Terri Jaggers, CPS/Child Welfare Board President and convicted felon for stealing money from orphans to support her and her husband’s lavish lifestyle.

Jaggers and her husband enjoyed a lavish lifestyle, while attempting to portray themselves as individuals who worked for orphaned children, some of the most vulnerable members of our community.

Terri Jaggers and her husband, adoption attorney Pat Jaggers. Civil lawsuit targets?

The Jaggers loved to host lavish parties under the guise of raising money for orphaned children. The orphans did not attend the parties.

United States Congressman Kevin Brady endorsing the work of convicted felon Terri Jaggers. Civil lawsuit target?

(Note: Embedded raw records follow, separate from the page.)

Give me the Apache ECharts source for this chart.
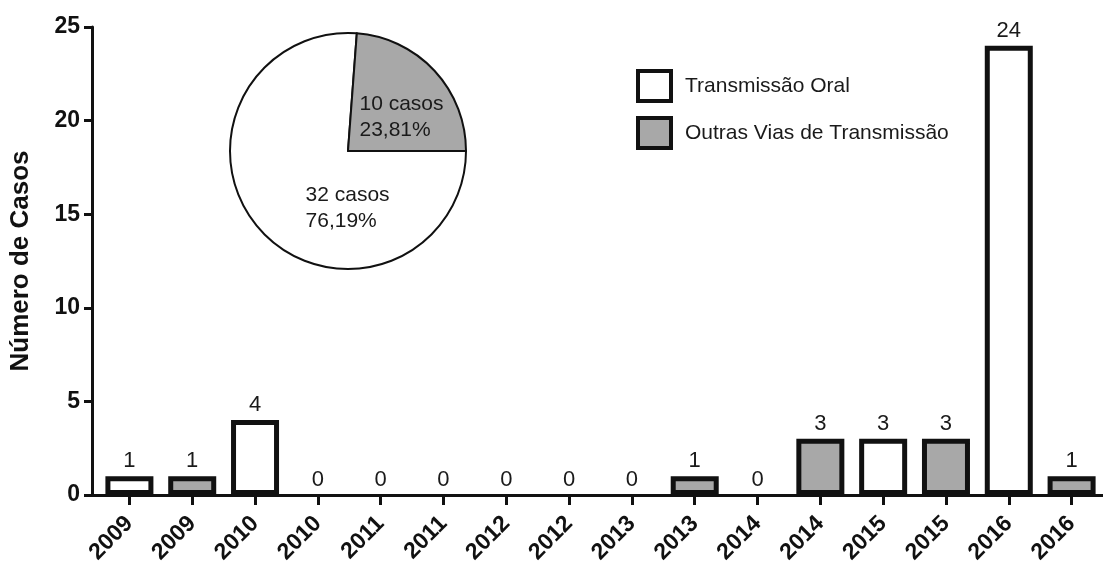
<!DOCTYPE html>
<html>
<head>
<meta charset="utf-8">
<title>Número de Casos</title>
<script src="https://cdn.jsdelivr.net/npm/echarts@6/dist/echarts.min.js"></script>
<style>
  html, body { margin: 0; padding: 0; background: #fff; }
  #chart { width: 1103px; height: 570px; }
</style>
</head>
<body>
<div id="chart"></div>
<script>
// Years on the category axis (each year appears once per transmission route)
const categories = ['2009', '2009', '2010', '2010', '2011', '2011', '2012', '2012',
                    '2013', '2013', '2014', '2014', '2015', '2015', '2016', '2016'];
// Cases per year, oral transmission (first bar of each year)
const oralCases = [1, 4, 0, 0, 0, 0, 3, 24];
// Cases per year, other transmission routes (second bar of each year)
const otherCases = [1, 0, 0, 0, 1, 3, 3, 1];
// Pie totals
const pieNames = ['Transmissão Oral', 'Outras Vias de Transmissão'];
const pieCases = [32, 10];
const yTicks = { min: 0, max: 25, interval: 5 };

const FONT = 'Liberation Sans, Arial, Helvetica, sans-serif';
const WHITE = '#ffffff';
const GRAY = '#a8a8a8';
const INK = '#111111';

// Spread each route's values onto its slots of the shared category axis
function slotted(values, offset) {
  const out = categories.map(() => null);
  values.forEach((v, i) => {
    out[i * 2 + offset] = v === 0 ? { value: 0, itemStyle: { borderWidth: 0 } } : v;
  });
  return out;
}

const barLabel = {
  show: true,
  position: 'top',
  distance: 4,
  fontFamily: FONT,
  fontSize: 22,
  color: '#1a1a1a'
};

const option = {
  animation: false,
  backgroundColor: '#fff',
  grid: [
    // axis frame
    { left: 88, right: 0, top: 27, bottom: 75 },
    // bars
    { left: 98, width: 1012, top: 27, bottom: 75 }
  ],
  xAxis: [
    {
      gridIndex: 0, type: 'value', min: 0, max: 1,
      axisLine: { show: true, onZero: false, lineStyle: { color: INK, width: 3 } },
      axisTick: { show: false }, axisLabel: { show: false }, splitLine: { show: false }
    },
    {
      gridIndex: 1, type: 'category', data: categories,
      axisLine: { show: false },
      axisTick: { show: true, alignWithLabel: true, length: 10, lineStyle: { color: INK, width: 3 } },
      axisLabel: {
        rotate: 45, margin: 25, interval: 0,
        fontFamily: FONT, fontSize: 23, fontWeight: 'bold', color: INK
      }
    }
  ],
  yAxis: [
    {
      gridIndex: 0, type: 'value', min: yTicks.min, max: yTicks.max, interval: yTicks.interval,
      name: 'Número de Casos', nameLocation: 'middle', nameGap: 58,
      nameTextStyle: { fontFamily: FONT, fontSize: 26, fontWeight: 'bold', color: INK },
      axisLine: { show: true, lineStyle: { color: INK, width: 3 } },
      axisTick: { show: true, length: 8, lineStyle: { color: INK, width: 3 } },
      axisLabel: { margin: 12, fontFamily: FONT, fontSize: 23, fontWeight: 'bold', color: INK },
      splitLine: { show: false }
    },
    {
      gridIndex: 1, type: 'value', min: yTicks.min, max: yTicks.max, interval: yTicks.interval,
      show: false
    }
  ],
  legend: {
    orient: 'vertical',
    left: 631, top: 64,
    itemWidth: 33, itemHeight: 30, itemGap: 13,
    icon: 'rect',
    textStyle: { fontFamily: FONT, fontSize: 21, color: '#1a1a1a', padding: [0, 0, 0, 9] },
    data: [
      { name: pieNames[0], itemStyle: { color: WHITE, borderColor: INK, borderWidth: 4 } },
      { name: pieNames[1], itemStyle: { color: GRAY, borderColor: INK, borderWidth: 4 } }
    ]
  },
  series: [
    {
      name: pieNames[0], type: 'bar', xAxisIndex: 1, yAxisIndex: 1,
      barWidth: 48, barGap: '-100%',
      itemStyle: { color: WHITE, borderColor: INK, borderWidth: 5 },
      label: barLabel,
      data: slotted(oralCases, 0)
    },
    {
      name: pieNames[1], type: 'bar', xAxisIndex: 1, yAxisIndex: 1,
      barWidth: 48, barGap: '-100%',
      itemStyle: { color: GRAY, borderColor: INK, borderWidth: 5 },
      label: barLabel,
      data: slotted(otherCases, 1)
    },
    {
      type: 'pie',
      center: [348, 151], radius: 118,
      startAngle: 0, clockwise: true,
      legendHoverLink: false,
      z: 5,
      itemStyle: { borderColor: INK, borderWidth: 2 },
      label: {
        show: true, position: 'inside',
        fontFamily: FONT, fontSize: 21, lineHeight: 26, color: '#1a1a1a',
        formatter: p => p.value + ' casos\n' + p.percent.toFixed(2).replace('.', ',') + '%'
      },
      labelLine: { show: false },
      labelLayout: p => p.dataIndex === 0
        ? { align: 'left', dx: 3, dy: 15 }
        : { align: 'left', dx: -34, dy: 8 },
      data: [
        { name: 'oral', value: pieCases[0], itemStyle: { color: WHITE } },
        { name: 'outras', value: pieCases[1], itemStyle: { color: GRAY } }
      ]
    }
  ]
};

const chart = echarts.init(document.getElementById('chart'), null, { renderer: 'canvas' });
chart.setOption(option);
</script>
</body>
</html>
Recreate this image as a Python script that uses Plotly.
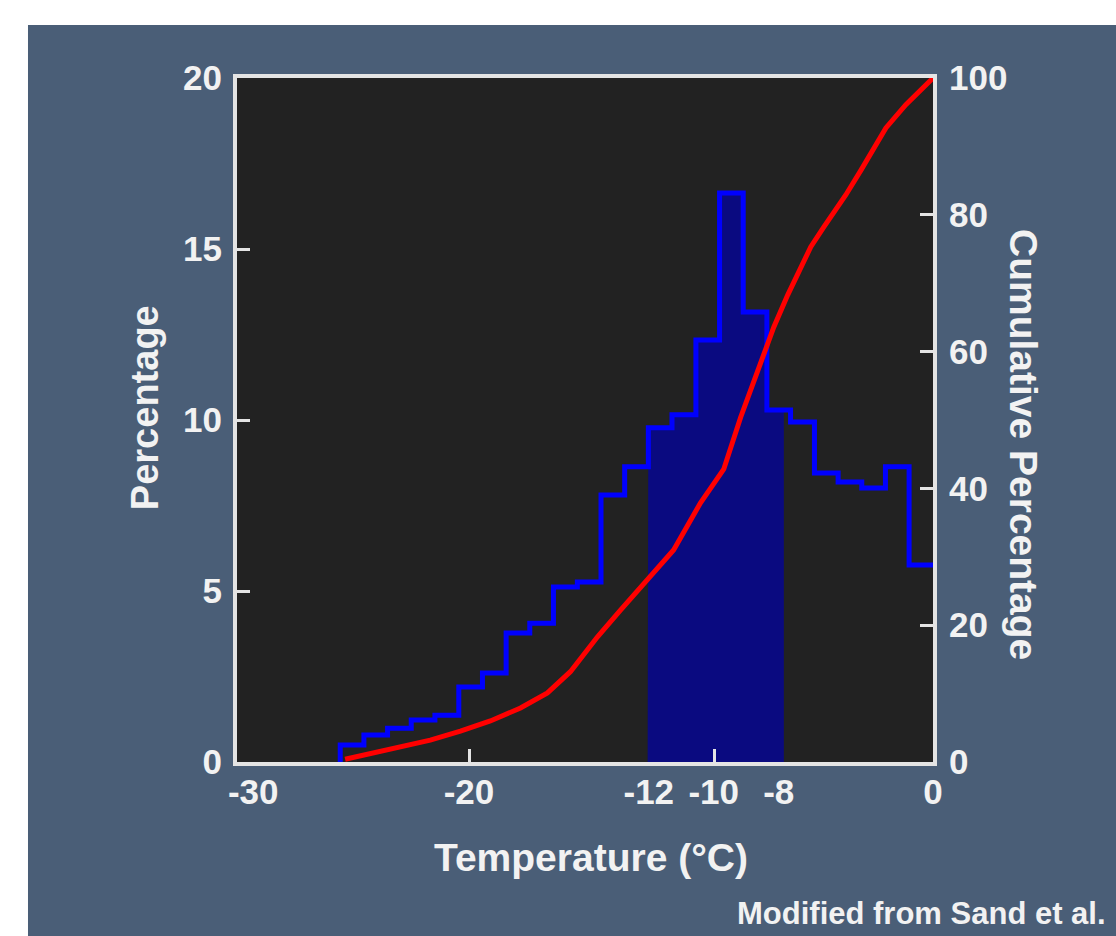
import plotly.graph_objects as go

# ---------------- data ----------------
# histogram bin edges (°C, as drawn on the linear axis) and bar heights (%)
bin_edges = [-25.55, -24.53, -23.51, -22.49, -21.47, -20.44, -19.42, -18.40, -17.38,
             -16.36, -15.33, -14.31, -13.29, -12.27, -11.25, -10.22, -9.20, -8.18,
             -7.16, -6.14, -5.11, -4.09, -3.07, -2.05, -1.03, 0.0]
percentage = [0.50, 0.79, 0.99, 1.23, 1.37, 2.19, 2.60, 3.77, 4.06, 5.12, 5.26, 7.81,
              8.63, 9.77, 10.15, 12.34, 16.64, 13.16, 10.29, 9.94, 8.45, 8.19, 8.01,
              8.63, 5.76]

# cumulative percentage curve
cum_x = [-25.34, -24.26, -22.96, -21.67, -20.37, -19.08, -17.78, -16.62, -15.63,
         -14.46, -13.47, -12.30, -11.18, -10.02, -9.02, -8.29, -7.30, -6.86, -6.26,
         -5.27, -4.71, -3.76, -3.11, -2.03, -1.17, 0.0]
cum_pct = [0.4, 1.2, 2.2, 3.2, 4.5, 6.0, 7.9, 10.1, 13.2, 18.3, 22.2, 26.6, 31.0,
           37.9, 42.8, 50.4, 59.9, 63.6, 68.3, 75.3, 78.2, 82.9, 86.5, 92.7, 96.1, 100.0]

# highlighted range (as drawn) and x tick labels (positions as drawn)
shade_range = [-12.30, -6.43]
x_tick_pos = [-29.3, -20, -12.25, -9.45, -6.65, 0]
x_tick_text = ["-30", "-20", "-12", "-10", "-8", "0"]
x_tick_marks = [-20, -9.40]

# ---------------- derived geometry ----------------
step_x = [bin_edges[0]] + bin_edges
step_y = [0] + percentage + [percentage[-1]]

lo, hi = shade_range
fx, fy = [lo, lo], [0]
def h_at(x):
    for i in range(len(percentage)):
        if bin_edges[i] <= x < bin_edges[i + 1]:
            return percentage[i]
    return percentage[-1]
fy.append(h_at(lo))
for i in range(1, len(bin_edges) - 1):
    e = bin_edges[i]
    if lo < e < hi:
        fx += [e, e]
        fy += [percentage[i - 1], percentage[i]]
fx += [hi, hi]
fy += [h_at(hi - 1e-9), 0]

BG = "#4a5e77"
TXT = "#f2f2f2"
FONT = "Liberation Sans, Arial, sans-serif"

fig = go.Figure()
fig.add_trace(go.Scatter(x=fx, y=fy, mode="lines", fill="toself",
                         fillcolor="#0a0a80", line=dict(width=0),
                         hoverinfo="skip", showlegend=False))
fig.add_trace(go.Scatter(x=step_x, y=step_y, mode="lines", line_shape="hv",
                         line=dict(color="#0000ff", width=5), showlegend=False))
fig.add_trace(go.Scatter(x=cum_x, y=cum_pct, mode="lines", xaxis="x2", yaxis="y2",
                         line=dict(color="#ff0000", width=5), showlegend=False))

tickfont = dict(family=FONT, size=35, color=TXT, weight="bold")
frame = "#e4e4e4"

fig.update_layout(
    width=1116, height=936,
    margin=dict(l=237, r=183, t=78, b=174, pad=0),
    paper_bgcolor=BG, plot_bgcolor="#222222",
    showlegend=False,
    xaxis=dict(range=[-30, 0], tickmode="array", tickvals=x_tick_pos,
               ticktext=x_tick_text, ticks="", showgrid=False, zeroline=False,
               showline=True, linecolor=frame, linewidth=4, mirror=True,
               tickfont=tickfont, ticklabelstandoff=-4),
    xaxis2=dict(range=[-30, 0], overlaying="x", anchor="y", side="bottom",
                tickmode="array", tickvals=x_tick_marks, ticks="inside",
                ticklen=13, tickwidth=3, tickcolor=frame,
                showticklabels=False, showgrid=False, zeroline=False, showline=False),
    yaxis=dict(range=[0, 20], tickmode="array", tickvals=[0, 5, 10, 15, 20],
               ticks="inside", ticklen=13, tickwidth=3, tickcolor=frame,
               showgrid=False, zeroline=False, showline=True, linecolor=frame,
               linewidth=4, mirror=True, tickfont=tickfont, ticklabelstandoff=4),
    yaxis2=dict(range=[0, 100], overlaying="y", side="right", anchor="x2",
                tickmode="array", tickvals=[0, 20, 40, 60, 80, 100],
                ticks="inside", ticklen=13, tickwidth=3, tickcolor=frame,
                showgrid=False, zeroline=False, showline=False,
                tickfont=tickfont, ticklabelstandoff=15),
    shapes=[
        dict(type="rect", xref="paper", yref="paper", x0=-0.4, x1=1.4,
             y0=1.0775, y1=1.3, fillcolor="white", line=dict(width=0), layer="below"),
        dict(type="rect", xref="paper", yref="paper", x0=-0.4, x1=-0.3003,
             y0=-0.4, y1=1.3, fillcolor="white", line=dict(width=0), layer="below"),
    ],
    annotations=[
        dict(text="Percentage", x=-0.132, y=0.5175, xref="paper", yref="paper",
             textangle=-90, showarrow=False, xanchor="center", yanchor="middle",
             font=dict(family=FONT, size=38, color=TXT, weight="bold")),
        dict(text="Cumulative Percentage", x=1.1293, y=0.4635, xref="paper",
             yref="paper", textangle=90, showarrow=False, xanchor="center",
             yanchor="middle",
             font=dict(family=FONT, size=39, color=TXT, weight="bold")),
        dict(text="Temperature (°C)", x=0.5086, y=-0.1389, xref="paper", yref="paper",
             showarrow=False, xanchor="center", yanchor="middle",
             font=dict(family=FONT, size=39, color=TXT, weight="bold")),
        dict(text="Modified from Sand et al.", x=1.2514, y=-0.2208, xref="paper",
             yref="paper", showarrow=False, xanchor="right", yanchor="middle",
             font=dict(family=FONT, size=31, color=TXT, weight="bold")),
    ],
)

fig.write_html("out.html", config={"displayModeBar": False},
               post_script="document.body.style.margin='0px';"
                           "document.body.style.overflow='hidden';")
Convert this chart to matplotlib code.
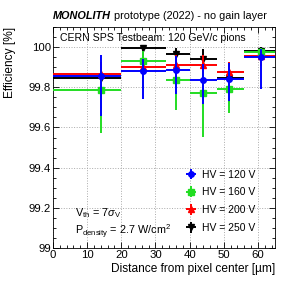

United States Congressman Kevin Brady endorsed Jaggers’ work and encouraged individuals to contribute money to her organizations, even after The Golden Hammer reported financial problems with Jaggers’ nonprofit organizations and raised questions about her sincerity.

Conroe City Councilman Duke Coon attending Jaggers’ National Adoption Day event.

Conroe City Councilman Duke Coon attended a National Adoption Day event which Jaggers organized. He attended the event in place of the Mayor who was unavailable that day. Coon said, “I try to operate in an ethical and open matter. My finances are very open.”

Precinct 1 County Commissioner Mike Meador. Civil lawsuit target?

Precinct 1 County Commissioner Mike Meador socialized with Jaggers and enjoyed her lavish parties where she claimed to raise money for children.

Partying it up: right to left: Montgomery County Judge Craig Doyal, Emily McKinney, convicted felon Terri Jaggers, Conroe City Councilman Duane Ham, Amy Doyal. Civil lawsuit targets?

Councilman Duane Ham said, “I was bamboozled like everyone. I would never take money from children. I would never authorize anyone to take money from children for their own personal gain. I was adopted myself and I deeply care for children in the foster system. My fundraiser every year is Angel Reach for children who have aged out of foster care. This situation deeply saddens and I’m am truly distraught over what has happened. It breaks my heart.”

Jaggers should get the last word. Here’s her description of herself at the Texas Foster Care Association website.

“Terri Jaggers


“Strategic broker, skilled collaborator, and innovative business woman who has proven to be a leader of leaders.

“Every aspect of Terri’s life is intricately woven together in one identity and purpose. Servant leadership. No matter what roles or responsibilities she has in front of her as a formerly licensed caregiver (foster, kinship and adoptive parent), a former national-level athletic coach, a community leader, or as a Professor at Sam Houston State University, God has entrusted in her a heart to lead through serving others.

“In these positions of servant leadership, she has had the privilege of being a part of some of Texas’ ‘best practices’ in foster care, competitive sports and education.

“In addition, Terri has extensive experience in motivational and public speaking with a wide range of topics suitable for workshops/conferences, for educators, business leaders, athletes, parents and foster care audiences.

“In 2015, Terri was presented the ‘Lifetime Legacy Award’ by Texas DFPS and was nominated into the Texas Woman’s Hall of Fame by Governor Rick Perry for her leadership in community collaborations; specifically, for the collaborative and bridging efforts of our community’s foster care stakeholders, private sector, and the faith-based community.

“Finally, among the many honors and accomplishments attributed to Terri, she describes her most valued as ‘I am most proud of the love that exists between my husband Pat and me. Through 33 years of marriage, life has attempted to ravage our home, family, health and security; however, together we have known no greater healing or security than our love for one another.’

Readers should examine those words and phrases carefully: “strategic broker”, “skilled collaborator”, “servant leadership”. Those words and phrases are euphemisms by government advocates for “stealing public money.”